Julie Balsaux fait partie des gens qui ne tiennent debout que parce qu’ils avancent, qu’ils agissent et qu’ils inventent sans cesse, et d’abord leur vie, tous les jours, comme s’ils étaient placés sous la menace immédiate d’une désespérance sans fond. Parce qu’il leur faut lancer un avion de papier contre l’absurdité du monde, et que le monde est lourd, il s’agit chaque fois de s’arracher au sol, de faire surgir l’élan d’un saut dont on voudrait qu’il puisse durer infiniment. Aussi se trouve-t-on quelque part entre l’énergie du geste et la lente mouvance des nuages. Dessin, installation, écriture, propositions sonores, chaque pièce est une tentative de parler du monde tout en lui échappant. Chaque idée ouvre sur un pari, l’affrontement avec la fabrication, le plaisir d’une mise en oeuvre technique et artisanale, et l’envie que cette manipulation disparaisse dans une jubilation joyeuse et pourtant dérisoire. / Jean Cristofol 2012.
Note sur les séries et pièces présentées.
La série "Time-Line" dont sont issues les formats A3 présentés, est une série réalisée depuis 2012. Issus d'une pratique protéïforme interrogeant le monde numérique et son passage du virtuel au palpable, la pratique du dessin de Julie Balsaux propose une reprise chirurgicale de photographies de presse et visuels recherché sur le net à différentes périodes. (2009. 2012.2013.2014) La série Time-line est une série de dessins issus des médias internationaux. Depuis 2012 l'artiste parcourt les journaux numériques et choisit une image par mois. Cette image est ensuite accompagnée d'un texte relatant ou non l'image. Le titrage se place alors en dissonance entre l'impact de l'image et le texte. Cette série se positionne comme un marqueur de temps, un espace témoin du monde à travers les médias et réseaux numériques. Entre engagement politique, satire de sa propre temporalité l'artiste positionne la pratique du dessin en tant que résidus de ce qu'il reste du flux d'images qui enveloppent nos contemporanéités. De ce flux ressortent une multitude d'uniques.
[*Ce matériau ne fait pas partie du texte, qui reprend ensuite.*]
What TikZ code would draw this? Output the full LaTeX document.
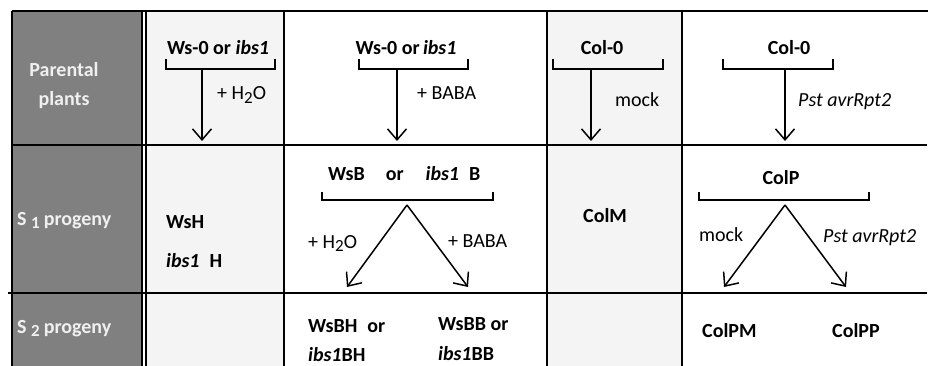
\documentclass[tikz,border=0pt]{standalone}
\usepackage{fontspec}
\setmainfont{Carlito}
\usepackage{tikz}
\usetikzlibrary{arrows.meta}
\definecolor{headgray}{RGB}{128,128,128}
\definecolor{palegray}{RGB}{244,244,244}
\newcommand{\lowsub}[1]{\raisebox{-3.5pt}{\fontsize{17}{17}\selectfont #1}}

\begin{document}
\begin{tikzpicture}[x=1pt,y=-1pt]
      \useasboundingbox (0,0) rectangle (928,366);
      % shaded columns
      \fill[headgray] (12,11) rectangle (142,366);
      \fill[palegray] (146,11) rectangle (284,366);
      \fill[palegray] (547,11) rectangle (682,366);
      % grid
      \begin{scope}[line width=1.6pt]
        \draw (12,11) -- (928,11);
        \draw (12,145) -- (927,145);
        \draw (8,293) -- (927,293);
        \foreach \x in {12,142,146,284,547,682} \draw (\x,11) -- (\x,366);
      \end{scope}
      % row heads
      \begin{scope}[every node/.style={inner sep=0pt,text=white!94!black,font=\fontsize{20}{24}\selectfont\bfseries}]
        \node[anchor=base] (par1) at (64,77)  {Parental};
        \node[anchor=base] (par2) at (64,106) {plants};
        \node[anchor=base west] (sone) at (17,225) {S \lowsub{1}\hspace{4pt}progeny};
        \node[anchor=base west] (stwo) at (17,333) {S \lowsub{2}\hspace{4pt}progeny};
      \end{scope}
      % lines names
      \begin{scope}[every node/.style={inner sep=0pt,font=\fontsize{20}{24}\selectfont\bfseries}]
        \node[anchor=base] (wsA) at (218,55) {Ws-0 or \textit{ibs1}};
        \node[anchor=base] (wsB) at (406,55) {Ws-0 or\,\textit{ibs1}};
        \node[anchor=base] (colA) at (602,55) {Col-0};
        \node[anchor=base] (colB) at (789,55) {Col-0};
        \node[anchor=base west] (wsh) at (166,228) {WsH};
        \node[anchor=base west] (ibsh) at (166,267) {\textit{ibs1}\hspace{10pt}H};
        \node[anchor=base west] (wsb) at (328,181) {WsB\hspace{21pt}or\hspace{22pt}\textit{ibs1}\hspace{10pt}B};
        \node[anchor=base west] (colm) at (583,222) {ColM};
        \node[anchor=base] (colp) at (781,185) {ColP};
        \node[anchor=base west] (wsbh) at (308,332) {WsBH\hspace{10pt}or};
        \node[anchor=base west,text depth=0pt] (ibsbh) at (308,361) {\textit{ibs1}BH};
        \node[anchor=base west] (wsbb) at (438,330) {WsBB or};
        \node[anchor=base west,text depth=0pt] (ibsbb) at (438,360) {\textit{ibs1}BB};
        \node[anchor=base west] (colpm) at (702,337) {ColPM};
        \node[anchor=base west] (colpp) at (832,337) {ColPP};
      \end{scope}
      % treatments
      \begin{scope}[every node/.style={inner sep=0pt,anchor=base west,font=\fontsize{20}{24}\selectfont}]
        \node (waterA) at (217,100) {+ H\lowsub{2}O};
        \node (babaA)  at (417,100) {+ BABA};
        \node (mockA)  at (615,107) {mock};
        \node (pstA)   at (798,107) {\textit{Pst avrRpt2}};
        \node (waterB) at (308,248) {+ H\lowsub{2}O};
        \node (babaB)  at (448,247) {+ BABA};
        \node (mockB)  at (699,241) {mock};
        \node (pstB)   at (823,242) {\textit{Pst avrRpt2}};
      \end{scope}
      % brackets
      \begin{scope}[line width=1.4pt]
        \draw (166,59) -- (166,69) -- (275,69) -- (275,59);
        \draw (359,59) -- (359,69) -- (468,69) -- (468,59);
        \draw (553,59) -- (553,69) -- (663,69) -- (663,59);
        \draw (723,59) -- (723,69) -- (833,69) -- (833,59);
        \draw (322,192) -- (322,200) -- (493,200) -- (493,192);
        \draw (699,192) -- (699,200) -- (869,200) -- (869,192);
      \end{scope}
      \coordinate (topA) at (202,69);  \coordinate (endA) at (202,141);
      \coordinate (topB) at (397,69);  \coordinate (endB) at (397,141);
      \coordinate (topC) at (591,69);  \coordinate (endC) at (591,141);
      \coordinate (topD) at (785,69);  \coordinate (endD) at (785,141);
      \coordinate (apexB) at (407,205);
      \coordinate (leftB) at (347,287); \coordinate (rightB) at (468,287);
      \coordinate (apexD) at (785,205);
      \coordinate (leftD) at (724,287); \coordinate (rightD) at (846,287);
      \begin{scope}[>={Straight Barb[length=11pt,width=19pt]},every edge/.style={draw=black,line width=1.5pt,->}]
        \path (topA) edge (endA);      \path (topB) edge (endB);
        \path (topC) edge (endC);      \path (topD) edge (endD);
        \path (apexB) edge (leftB);    \path (apexB) edge (rightB);
        \path (apexD) edge (leftD);    \path (apexD) edge (rightD);
      \end{scope}
\end{tikzpicture}
\end{document}
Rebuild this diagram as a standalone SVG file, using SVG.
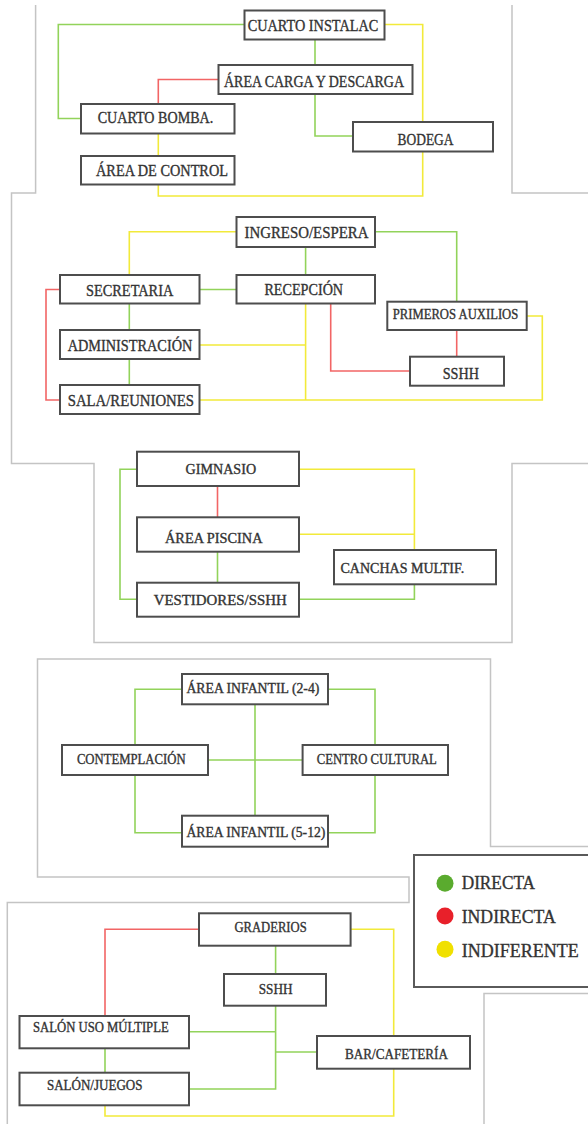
<svg xmlns="http://www.w3.org/2000/svg" width="588" height="1124" viewBox="0 0 588 1124">
<style>
.bg{fill:#ffffff}
.out{fill:none;stroke:#c4c4c4;stroke-width:1.5}
.box{fill:#ffffff;stroke:#4d4d4d;stroke-width:2}
.g{fill:none;stroke:#92d35a;stroke-width:1.6}
.r{fill:none;stroke:#f26565;stroke-width:1.6}
.y{fill:none;stroke:#f2ea3a;stroke-width:1.6}
text{font-family:"Liberation Serif","Times New Roman",serif;fill:#333333;stroke:#333333;stroke-width:0.35}
.t16{font-size:16.5px}
.t14{font-size:14px}
.leg{font-size:18px}
</style>
<rect class="bg" x="0" y="0" width="588" height="1124"/>
<g id="outlines">
<path class="out" d="M35.6,5 V193 H11.5 V463.5 H94 V642.5 H512 V463.5 H588"/>
<path class="out" d="M512,5 V193 H588"/>
<path class="out" d="M588,846.5 H490.5 V659 H37.5 V877 H409 V902.5 H7.3 V1124"/>
<path class="out" d="M588,993.5 H484 V1124"/>
</g>
<g id="connectors">
<path class="g" d="M244.5,24.5 H58.3 V118.5 H81"/>
<path class="g" d="M315,39.5 V65"/>
<path class="r" d="M218.5,79.5 H158.3 V104"/>
<path class="g" d="M315,94 V136 H353"/>
<path class="y" d="M384.5,24.5 H422.7 V122"/>
<path class="y" d="M158.3,133.5 V156"/>
<path class="y" d="M158.3,184.5 V196 H422.7 V151.5"/>
<path class="y" d="M236.5,231.7 H129.3 V275"/>
<path class="g" d="M375,231.7 H456.7 V301.7"/>
<path class="g" d="M305.6,247 V275"/>
<path class="g" d="M199.5,289.5 H236.5"/>
<path class="r" d="M60,289.5 H46 V400 H60"/>
<path class="g" d="M129.3,303.5 V330"/>
<path class="g" d="M129.3,359 V385"/>
<path class="y" d="M305.6,303.5 V400"/>
<path class="y" d="M199.5,345 H305.6"/>
<path class="y" d="M199.5,400 H542.3 V316 H526.7"/>
<path class="r" d="M330.7,303.5 V371 H410"/>
<path class="r" d="M456.7,330 V356.7"/>
<path class="g" d="M137,469.3 H120 V599.3 H137"/>
<path class="r" d="M217.5,486 V517.3"/>
<path class="g" d="M217.5,551.7 V582.7"/>
<path class="y" d="M299,469.3 H414.4 V550"/>
<path class="y" d="M299,534.3 H414.4"/>
<path class="g" d="M299,599.3 H414.4 V584.3"/>
<path class="g" d="M182,689.3 H135 V745"/>
<path class="g" d="M328,689.3 H375 V745"/>
<path class="g" d="M255,704.3 V815.7"/>
<path class="g" d="M208,760 H302.6"/>
<path class="g" d="M135,775 V832.7 H182"/>
<path class="g" d="M375,775 V832.7 H328"/>
<path class="r" d="M199,929.3 H105 V1016"/>
<path class="g" d="M275.6,945.7 V974"/>
<path class="y" d="M350.6,929.3 H393.7 V1036"/>
<path class="g" d="M275.6,1005.7 V1089 H189"/>
<path class="g" d="M189,1031.7 H275.6"/>
<path class="g" d="M317,1052 H275.6"/>
<path class="g" d="M105,1048.3 V1072.7"/>
<path class="y" d="M105,1105.3 V1116 H393.7 V1068.7"/>
</g>
<g id="n-cuarto-instalac"><rect class="box" x="244.5" y="10.5" width="140" height="29"/><text class="t16" x="247.7" y="30.7" textLength="130.6" lengthAdjust="spacingAndGlyphs">CUARTO INSTALAC</text></g>
<g id="n-area-carga"><rect class="box" x="218.5" y="65" width="194" height="29"/><text class="t16" x="224" y="86.7" textLength="180" lengthAdjust="spacingAndGlyphs">ÁREA CARGA Y DESCARGA</text></g>
<g id="n-cuarto-bomba"><rect class="box" x="81" y="104" width="153.5" height="29.5"/><text class="t16" x="97.7" y="123.3" textLength="115.6" lengthAdjust="spacingAndGlyphs">CUARTO BOMBA.</text></g>
<g id="n-bodega"><rect class="box" x="353" y="122" width="140" height="29.5"/><text class="t16" x="397.5" y="145" textLength="56" lengthAdjust="spacingAndGlyphs">BODEGA</text></g>
<g id="n-area-control"><rect class="box" x="81" y="156" width="153.5" height="28.5"/><text class="t16" x="96" y="176" textLength="132" lengthAdjust="spacingAndGlyphs">ÁREA DE CONTROL</text></g>
<g id="n-ingreso"><rect class="box" x="236.5" y="217" width="138.5" height="30"/><text class="t16" x="244.5" y="237.7" textLength="124" lengthAdjust="spacingAndGlyphs">INGRESO/ESPERA</text></g>
<g id="n-secretaria"><rect class="box" x="60" y="275" width="139.5" height="28.5"/><text class="t16" x="86" y="295.7" textLength="87.3" lengthAdjust="spacingAndGlyphs">SECRETARIA</text></g>
<g id="n-recepcion"><rect class="box" x="236.5" y="275" width="138.5" height="28.5"/><text class="t16" x="264.4" y="295" textLength="78.7" lengthAdjust="spacingAndGlyphs">RECEPCIÓN</text></g>
<g id="n-primeros"><rect class="box" x="387.3" y="301.7" width="139.4" height="28.3"/><text class="t14" x="392.7" y="319.3" textLength="125.6" lengthAdjust="spacingAndGlyphs">PRIMEROS AUXILIOS</text></g>
<g id="n-administracion"><rect class="box" x="60" y="330" width="139.5" height="29"/><text class="t16" x="67.7" y="350.7" textLength="124.6" lengthAdjust="spacingAndGlyphs">ADMINISTRACIÓN</text></g>
<g id="n-sshh-1"><rect class="box" x="410" y="356.7" width="94" height="29"/><text class="t16" x="442.7" y="379" textLength="36.3" lengthAdjust="spacingAndGlyphs">SSHH</text></g>
<g id="n-sala"><rect class="box" x="60" y="385" width="139.5" height="29"/><text class="t16" x="67.7" y="405.7" textLength="126.3" lengthAdjust="spacingAndGlyphs">SALA/REUNIONES</text></g>
<g id="n-gimnasio"><rect class="box" x="137" y="451.7" width="162" height="34.3"/><text class="t14" x="185.6" y="474.3" textLength="70.5" lengthAdjust="spacingAndGlyphs">GIMNASIO</text></g>
<g id="n-piscina"><rect class="box" x="137" y="517.3" width="162" height="34.4"/><text class="t14" x="165" y="542.7" textLength="97.5" lengthAdjust="spacingAndGlyphs">ÁREA PISCINA</text></g>
<g id="n-canchas"><rect class="box" x="334" y="550" width="162" height="34.3"/><text class="t14" x="340.5" y="572.7" textLength="123.7" lengthAdjust="spacingAndGlyphs">CANCHAS MULTIF.</text></g>
<g id="n-vestidores"><rect class="box" x="137" y="582.7" width="162" height="34"/><text class="t14" x="153.7" y="605" textLength="133" lengthAdjust="spacingAndGlyphs">VESTIDORES/SSHH</text></g>
<g id="n-infantil-24"><rect class="box" x="182" y="674" width="146" height="30.3"/><text class="t14" x="186.4" y="693.3" textLength="133" lengthAdjust="spacingAndGlyphs">ÁREA INFANTIL (2-4)</text></g>
<g id="n-contemplacion"><rect class="box" x="62" y="745" width="146" height="30"/><text class="t14" x="76.9" y="764.3" textLength="108.7" lengthAdjust="spacingAndGlyphs">CONTEMPLACIÓN</text></g>
<g id="n-centro"><rect class="box" x="302.6" y="745" width="145.4" height="30"/><text class="t14" x="316.8" y="764.3" textLength="120" lengthAdjust="spacingAndGlyphs">CENTRO CULTURAL</text></g>
<g id="n-infantil-512"><rect class="box" x="182" y="815.7" width="146" height="31"/><text class="t14" x="186.4" y="837.3" textLength="139" lengthAdjust="spacingAndGlyphs">ÁREA INFANTIL (5-12)</text></g>
<g id="n-graderios"><rect class="box" x="199" y="913.3" width="151.6" height="32.4"/><text class="t14" x="234.4" y="931.7" textLength="72.3" lengthAdjust="spacingAndGlyphs">GRADERIOS</text></g>
<g id="n-sshh-2"><rect class="box" x="224" y="974" width="102" height="31.7"/><text class="t14" x="258.7" y="994" textLength="33.8" lengthAdjust="spacingAndGlyphs">SSHH</text></g>
<g id="n-salon-uso"><rect class="box" x="19.5" y="1016" width="169.5" height="32.3"/><text class="t14" x="33" y="1031.7" textLength="135.7" lengthAdjust="spacingAndGlyphs">SALÓN USO MÚLTIPLE</text></g>
<g id="n-bar"><rect class="box" x="317" y="1036" width="153" height="32.7"/><text class="t14" x="345" y="1059.3" textLength="103" lengthAdjust="spacingAndGlyphs">BAR/CAFETERÍA</text></g>
<g id="n-salon-juegos"><rect class="box" x="19.5" y="1072.7" width="169.5" height="32.6"/><text class="t14" x="46.9" y="1090" textLength="95.6" lengthAdjust="spacingAndGlyphs">SALÓN/JUEGOS</text></g>
<g id="legend">
<path d="M588,855 H414 V987 H588" fill="#ffffff" stroke="#5a5a5a" stroke-width="2"/>
<circle cx="445" cy="883.3" r="8.5" fill="#5aab2e"/>
<circle cx="445" cy="916" r="8.5" fill="#e8202a"/>
<circle cx="445" cy="949.3" r="8.5" fill="#f0e000"/>
<text class="leg" x="461.7" y="889.3" textLength="73.3" lengthAdjust="spacingAndGlyphs">DIRECTA</text>
<text class="leg" x="461.7" y="922.7" textLength="94" lengthAdjust="spacingAndGlyphs">INDIRECTA</text>
<text class="leg" x="461.7" y="956.7" textLength="117" lengthAdjust="spacingAndGlyphs">INDIFERENTE</text>
</g>
</svg>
La série ennuis, petits formats contrecollés sur bois sont les débuts de cette pratique de l'image. Pratique d'école débutée en 2009, le questionnement du statut de classe sociale se dessine dans cette imagerie adolescente. L'artiste étudie alors à l'Ecole Supérieure d'Art d'Aix-en-Provence où elle apprend des compétences liées à l'électronique, au son, à la mécatronique et aux hypermédias. En parallèle elle développe sa pratique du dessin et la relie aux espaces d'internet et aux images "buzz". Dans des questionnements sur l'image, dont sa génération est saturée, elle propose de composer un "mur d'images" au même statut qu'un adolescent le ferait en recouvrant les murs de sa chambre. Ces "ennuis" sont l'aboutissement d'une collecte d'images dont le dessin change le statut au même titre que le faisait Elaine Sturtevant en réinterprétant les œuvres de ses contemporains.
La série "les grosses dames" dont toutes les pièces ne sont pas présentées ici proposent la même démarche sur des images issues de la pornographie. Le discours du dessin emporte dans une esthétique poétique et ramène les corps à leur fragilité, à une sensualité grave et dérangeante. Ces images cachées du net se trouvent exposées en galerie aux regards troublés de ses visiteurs.